En réaction à une information selon laquelle les militaires s'apprêtaient à prendre le pouvoir, le premier président de la République Islamique de Mauritanie, feu Mokhtar OuldDaddah avait dit : qu'ils le prennent, ils verront que ce n'est pas une sinécure !
Le premier commentaire, en privé, de l'ex Président Maaouya ould Taya sur la nouvelle relative au renversement de son pouvoir par un coup d'État fut sous la forme d'un questionnement pathétique adressé à son directeur de cabinet : que cherchent-ils, au fond, par cette prise de pouvoir? Qu'a-t-oneu, par le pouvoir, si ce n'est la peine et l'injure " (ka’ala et na’ala)? Son questionnement était d'autant plus raisonnable que ceux qui avaient pris le pouvoir étaient considérés comme ses plus proches compagnons d'armes et qu'ils étaient tous solidaires dans la galère.
C'était à Niamey où il eut, au micro de Moussa Kaka, une réflexion toute philosophique sur son sort personnel : Dieu protège-moi de mes amis, mes ennemis, je m'en charge.
En fait ce n'était pas la première fois et ça ne sera pas la dernière fois, que des compagnons d'armes d'un Président nous réveillent, le matin de bonheur, en nous annonçant , avec une musique qui inspire des milliers de troubadours, qu'ils ont mangé du lion en vue de réaliser "une rectification " pour ne pas dire un coup d'État.
Peu importe qu'ils soient venus au pouvoir pour sauver leurs peaux ou leur système, les Présidents de formation militaire (et c'est une qualité louable) savent mieux que nous autres pauvres civils que "le pouvoir ne se partage pas’’.
Mao Tse Tong disait que le pouvoir est au bout du fusil. Il avait raison, dans la mesure où la force apparente ou occultée,
demeure, quoi qu’on dise, l'élément déterminant pour l'exercice réel du pouvoir.
Consolider l’Etat de droit
En tout cas, chez nous, la grande trouvaille fut, sans doute, l'habillement démocratique de la prise du pouvoir.
Cet habillement a été, considérablement, amélioré par la limitation constitutionnelle des mandats du Président, lequel, au bout de deux mandats, doit être confiné, dans le statut d'ex-Président.
Ce statut, qui ne donne nullement à son titulaire une protection absolue contre les violations de la Loi, était conçu pour la continuité de l’État.

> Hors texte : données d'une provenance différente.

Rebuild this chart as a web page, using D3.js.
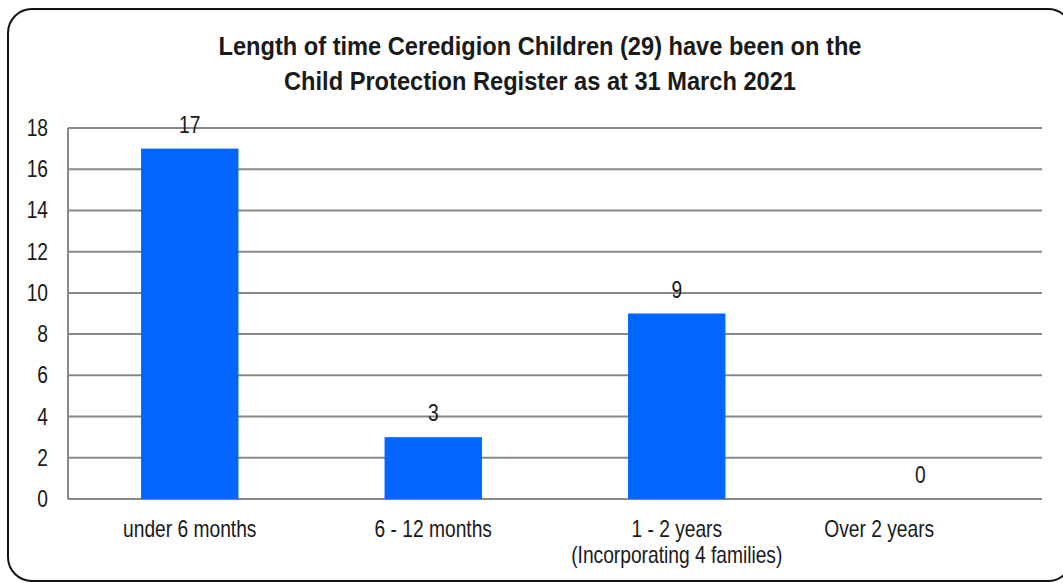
<!DOCTYPE html>
<html><head><meta charset="utf-8">
<script src="https://cdn.jsdelivr.net/npm/d3@7"></script>
<style>body{margin:0;background:#fff}svg{display:block}text{font-family:"Liberation Sans",Arial,sans-serif;fill:#1a1a1a}</style>
</head><body><svg id="c" width="1063" height="583"></svg>
<script>
const categories = ["under 6 months", "6 - 12 months", "1 - 2 years", "Over 2 years"];
const categorySublines = ["", "", "(Incorporating 4 families)", ""];
const values = [17, 3, 9, 0];
const yTicks = [0, 2, 4, 6, 8, 10, 12, 14, 16, 18];
const titleLines = ["Length of time Ceredigion Children (29) have been on the", "Child Protection Register as at 31 March 2021"];

(function () {
const svg = d3.select("#c");
svg.append("rect").attr("x", 8).attr("y", 9).attr("width", 1064).attr("height", 572)
  .attr("rx", 24).attr("fill", "#fff").attr("stroke", "#111").attr("stroke-width", 2);

const pL = 68, pR = 1042, pT = 128, pB = 499;
const x = d3.scaleBand().domain(categories).range([pL, pR]).paddingInner(0.6).paddingOuter(0.3);
const y = d3.scaleLinear().domain([0, 18]).range([pB, pT]);

function stext(g, tx, ty, s, size, anchor, weight, sx) {
  return g.append("text").attr("transform", `translate(${tx},${ty}) scale(${sx || 0.8},1)`)
    .attr("font-size", size).attr("text-anchor", anchor).attr("font-weight", weight || "normal").text(s);
}

titleLines.forEach((t, i) => stext(svg, 540, 55 + i * 35, t, 25, "middle", "bold", 0.945));

const grid = svg.append("g");
grid.selectAll("line").data(yTicks).join("line")
  .attr("x1", pL).attr("x2", pR).attr("y1", d => y(d)).attr("y2", d => y(d))
  .attr("stroke", "#888").attr("stroke-width", 2);
grid.append("line").attr("x1", pL).attr("x2", pL).attr("y1", pT).attr("y2", pB)
  .attr("stroke", "#888").attr("stroke-width", 2);

const yl = svg.append("g");
yTicks.forEach(t => stext(yl, 48, y(t) + 8, String(t), 24, "end"));

svg.append("g").selectAll("rect").data(values).join("rect")
  .attr("x", (d, i) => x(categories[i])).attr("width", x.bandwidth())
  .attr("y", d => y(d)).attr("height", d => pB - y(d))
  .attr("fill", "#0066ff");

const vl = svg.append("g");
values.forEach((v, i) => stext(vl, x(categories[i]) + x.bandwidth() / 2, y(v) - 16, String(v), 24, "middle"));

const xl = svg.append("g");
categories.forEach((c, i) => {
  const cx = x(c) + x.bandwidth() / 2 + (i === categories.length - 1 ? -41 : 0);
  stext(xl, cx, 537, c, 24, "middle");
  if (categorySublines[i]) stext(xl, cx, 563, categorySublines[i], 24, "middle");
});
})();
</script></body></html>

C'est au nom de cette continuité et dans l'intérêt de la Mauritanie, que nous devons, dans un esprit consensuel, réfléchir davantage sur la nature du pouvoir en Mauritanie.
A cette fin, l'unique voie où, en tout cas, le chemin le plus droit me paraît dans la consolidation de l'État de Droit et des institutions.
Il faut bien comprendre par-là que les considérations d'ordre privé, personnelles, familiales ou tribales font que le problème du pouvoir en Mauritanie c'est que non seulement il n'est pas une sinécure mais qu'il est devenu une véritable tragédie.
Que faire avec le genre des situations qui nous plongent dans les scénarios de la tragédie du Roi Christophe ou d'Antigone ?
Je n'ai pas de réponse précise à cette question et je dois avouer que je ne suis pas du tout mandaté pour la soumettre au débat public.
Certes, je me suis retrouvé depuis le déclenchement du processus démocratique en 1991 dans le camp de ceux qui sont censés être les soutiens des militaires au pouvoir mais j'ai toujours essayé de garder une certaine indépendance d'esprit pour pouvoir contribuer au débat, dans l'intérêt de la Mauritanie.
Je crois que nous avons été nombreux, au sein de ces camps, à contribuer à l'évolution de l'idée d'adapter la prise du pouvoir aux exigences de l'État de Droit.
Notre dernier combat, partagé avec les opposants, fut celui qui a été mené contre la revendication anticonstitutionnelle du troisième mandat.
Mais la lutte doit continuer pour trouver une normalisation de l'alternance au pouvoir avec l'objectif précis de voir un président élu se retirer, paisiblement, après avoir accompli sa mission dans le respect de la constitution et des lois de la République.
La réponse se trouve, sans aucun doute, dans le Droit mais je dois confesser que, parfois, j'éprouve à lumière du réel vécu au quotidien, le regret d'avoir fait des études de droit.
Il faudrait, peut-être, orienter la réflexion sur la question du pouvoir vers la philosophie, laquelle signifie, faut-il le rappeler amour de la sagesse.